Parle: What role has touched you the most?
Nicoye Banks: The role, Will Bennett  in Woman Thou Art Loosed: On the 7th Day. The character showed professionalism in situation that was personal and I had to pull on a lot of past experiences to be in that place for the role.
Parle: What was your research in approaching the character, Will Bennett?
Nicoye Banks: I began to research psychopaths and sociopaths to understand who and what my character is searching for. I did some minor research on detectives, what they think and what they go through as far as academia is concerned.
Parle: Did it influence your role heavily?
Nicoye Banks: I saturated myself with as much knowledge I acquired and enough for me to comprehend. In the scenes what I learned was on my mind and it helped bring me into character.
Parle: Was playing that type of role in a faith-based film hard?
Nicoye Banks: I thought it would be but dealing with the director on the set made all the difference in the world. That is one of those key things in needing and having a strong director that we had in Neema Barnette. She came and smoothed down the edges with the difficulty of the character.
Parle: How was it on the set working with Neema Barnette?
Nicoye Banks: It was good, she’s very personable and you automatically see her passion. Her characteristics spill into her work.
Parle: Who do you hope the film touches the most?
Nicoye Banks: The subjects that are mentioned in this film are knowledgeable so I hope it touches everyone that sees it. It’s something in there that can be learned from all age ranges.
Parle: Besides acting, what are your goals?
Nicoye Banks: I would like to do more community service work. I began a workshop called, “The Art of the Craft,” that teaches artists how to act to enhance the craft. “The Case Heart” is a foundation where I want to give scholarships away to those who want to leave their comfort zones and go out and pursue craft.
Parle: What can people expect from you besides the film?
Nicoye Banks: I’m going back to the stage in a touring stage play; I’m producing documentaries and a movie.
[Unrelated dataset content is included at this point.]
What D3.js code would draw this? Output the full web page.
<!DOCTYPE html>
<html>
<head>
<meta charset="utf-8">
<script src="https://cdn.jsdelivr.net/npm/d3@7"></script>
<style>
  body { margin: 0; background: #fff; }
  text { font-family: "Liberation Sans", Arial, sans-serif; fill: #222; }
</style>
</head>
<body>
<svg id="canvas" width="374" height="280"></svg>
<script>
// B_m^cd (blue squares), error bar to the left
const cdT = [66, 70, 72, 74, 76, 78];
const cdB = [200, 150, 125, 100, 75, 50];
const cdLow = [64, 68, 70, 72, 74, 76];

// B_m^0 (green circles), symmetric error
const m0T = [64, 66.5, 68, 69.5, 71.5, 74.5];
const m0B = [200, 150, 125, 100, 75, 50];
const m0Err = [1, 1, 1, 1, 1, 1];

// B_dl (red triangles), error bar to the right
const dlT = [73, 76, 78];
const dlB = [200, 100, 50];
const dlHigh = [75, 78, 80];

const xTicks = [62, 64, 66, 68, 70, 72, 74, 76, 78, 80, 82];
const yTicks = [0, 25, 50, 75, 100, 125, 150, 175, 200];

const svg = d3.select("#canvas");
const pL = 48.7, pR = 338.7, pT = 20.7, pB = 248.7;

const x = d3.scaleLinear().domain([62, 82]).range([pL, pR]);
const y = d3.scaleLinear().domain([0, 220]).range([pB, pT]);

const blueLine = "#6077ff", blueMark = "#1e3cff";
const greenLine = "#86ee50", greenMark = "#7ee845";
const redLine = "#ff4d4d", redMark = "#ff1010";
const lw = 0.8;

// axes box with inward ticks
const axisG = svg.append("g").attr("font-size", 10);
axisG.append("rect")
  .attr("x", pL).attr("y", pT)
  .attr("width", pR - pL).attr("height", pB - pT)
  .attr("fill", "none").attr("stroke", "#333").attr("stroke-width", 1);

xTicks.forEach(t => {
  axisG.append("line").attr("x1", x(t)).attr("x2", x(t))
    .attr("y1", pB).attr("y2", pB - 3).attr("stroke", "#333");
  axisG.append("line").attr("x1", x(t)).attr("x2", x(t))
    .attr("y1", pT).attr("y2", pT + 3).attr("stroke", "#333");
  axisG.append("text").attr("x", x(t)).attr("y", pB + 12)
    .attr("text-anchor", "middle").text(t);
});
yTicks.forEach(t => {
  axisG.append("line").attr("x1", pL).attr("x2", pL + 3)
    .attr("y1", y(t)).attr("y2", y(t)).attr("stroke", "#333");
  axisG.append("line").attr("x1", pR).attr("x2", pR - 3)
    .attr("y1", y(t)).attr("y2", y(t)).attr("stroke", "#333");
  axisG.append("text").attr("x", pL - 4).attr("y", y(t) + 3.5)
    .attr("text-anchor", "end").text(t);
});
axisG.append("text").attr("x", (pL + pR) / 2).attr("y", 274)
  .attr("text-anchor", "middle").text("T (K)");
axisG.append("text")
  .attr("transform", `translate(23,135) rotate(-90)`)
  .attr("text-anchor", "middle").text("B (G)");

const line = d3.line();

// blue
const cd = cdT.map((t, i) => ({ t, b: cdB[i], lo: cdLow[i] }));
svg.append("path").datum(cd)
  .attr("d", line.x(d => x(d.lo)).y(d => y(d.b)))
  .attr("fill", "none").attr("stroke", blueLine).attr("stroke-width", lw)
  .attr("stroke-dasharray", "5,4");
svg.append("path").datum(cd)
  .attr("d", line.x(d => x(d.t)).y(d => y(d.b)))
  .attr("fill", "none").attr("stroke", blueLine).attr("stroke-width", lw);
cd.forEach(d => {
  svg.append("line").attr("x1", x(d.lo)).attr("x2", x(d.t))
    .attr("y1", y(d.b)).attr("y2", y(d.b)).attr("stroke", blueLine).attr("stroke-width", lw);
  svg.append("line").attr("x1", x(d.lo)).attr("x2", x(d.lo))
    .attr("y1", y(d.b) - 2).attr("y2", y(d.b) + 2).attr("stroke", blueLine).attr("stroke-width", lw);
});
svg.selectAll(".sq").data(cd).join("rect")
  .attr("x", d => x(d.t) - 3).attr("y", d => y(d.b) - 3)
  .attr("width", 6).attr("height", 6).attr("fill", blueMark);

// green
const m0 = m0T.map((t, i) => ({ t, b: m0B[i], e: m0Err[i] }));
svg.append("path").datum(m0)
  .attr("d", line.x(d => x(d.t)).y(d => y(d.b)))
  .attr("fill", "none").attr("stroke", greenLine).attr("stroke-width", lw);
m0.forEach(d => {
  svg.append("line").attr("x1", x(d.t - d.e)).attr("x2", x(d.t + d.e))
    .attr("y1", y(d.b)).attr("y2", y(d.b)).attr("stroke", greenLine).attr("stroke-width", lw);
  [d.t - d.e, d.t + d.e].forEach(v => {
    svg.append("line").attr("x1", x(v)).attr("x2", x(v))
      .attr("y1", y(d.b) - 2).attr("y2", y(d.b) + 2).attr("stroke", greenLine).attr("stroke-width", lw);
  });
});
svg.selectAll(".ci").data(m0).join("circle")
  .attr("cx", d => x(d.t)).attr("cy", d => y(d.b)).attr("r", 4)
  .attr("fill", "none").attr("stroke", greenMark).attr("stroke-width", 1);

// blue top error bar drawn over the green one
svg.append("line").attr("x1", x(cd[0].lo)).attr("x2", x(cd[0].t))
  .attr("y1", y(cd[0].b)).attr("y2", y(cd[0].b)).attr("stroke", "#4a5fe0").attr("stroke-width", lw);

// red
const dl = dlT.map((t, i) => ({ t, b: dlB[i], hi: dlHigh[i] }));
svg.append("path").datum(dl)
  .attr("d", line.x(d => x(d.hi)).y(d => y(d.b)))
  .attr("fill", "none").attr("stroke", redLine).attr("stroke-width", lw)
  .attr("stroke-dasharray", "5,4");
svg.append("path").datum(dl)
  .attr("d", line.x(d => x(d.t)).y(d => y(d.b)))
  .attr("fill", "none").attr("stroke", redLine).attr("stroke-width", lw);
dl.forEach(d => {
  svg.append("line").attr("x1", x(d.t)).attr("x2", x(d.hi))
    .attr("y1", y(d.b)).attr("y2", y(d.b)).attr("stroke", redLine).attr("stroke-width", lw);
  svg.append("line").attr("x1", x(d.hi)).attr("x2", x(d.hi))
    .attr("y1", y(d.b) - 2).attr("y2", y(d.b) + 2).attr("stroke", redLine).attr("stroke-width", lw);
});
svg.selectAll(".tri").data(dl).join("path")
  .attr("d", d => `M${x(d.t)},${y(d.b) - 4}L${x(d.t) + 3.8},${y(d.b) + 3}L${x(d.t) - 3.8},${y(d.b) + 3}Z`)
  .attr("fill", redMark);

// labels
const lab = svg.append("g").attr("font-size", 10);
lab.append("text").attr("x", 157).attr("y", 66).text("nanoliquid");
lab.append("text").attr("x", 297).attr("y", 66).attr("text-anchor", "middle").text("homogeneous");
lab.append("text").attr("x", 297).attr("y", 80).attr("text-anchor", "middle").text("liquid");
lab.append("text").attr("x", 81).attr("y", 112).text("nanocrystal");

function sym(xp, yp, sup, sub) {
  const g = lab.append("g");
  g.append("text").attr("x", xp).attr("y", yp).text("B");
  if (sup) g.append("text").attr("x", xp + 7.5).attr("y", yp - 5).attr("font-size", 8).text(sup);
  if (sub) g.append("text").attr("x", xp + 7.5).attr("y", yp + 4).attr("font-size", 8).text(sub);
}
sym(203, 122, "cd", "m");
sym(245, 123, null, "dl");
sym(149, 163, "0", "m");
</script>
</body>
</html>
Expect my movement to take heart and to grow!
Parlé Magazine

Caught by the acting bug and the love of characters, actor Nicoye Banks is steadily building his repertoire as an upcoming star in show business. New Orleans-bred, Banks loves his craft where he is versatile in performing for film and stage. If you don’t know who he is, I guarantee you from his filmography you will begin to recognize this hidden gem. Already having films under his belt like, G, Invincible, Brooklyn’s Finest and Pride & Glory, he has tackled his latest role as Will Bennett in T.D. Jakes film, Woman Thou Art Loosed: On the 7th Day. In a recent interview with Parlé Magazine, Nicoye Banks talks about his goals as an actor and as a person, how he researches for a role and how it was acting in a faith-based film.

Banner Solitairesocial 300 x 300

Parlé Magazine: How has the ride as an accomplished actor been?
Nicoye Banks: The ride is good and it continues to be good.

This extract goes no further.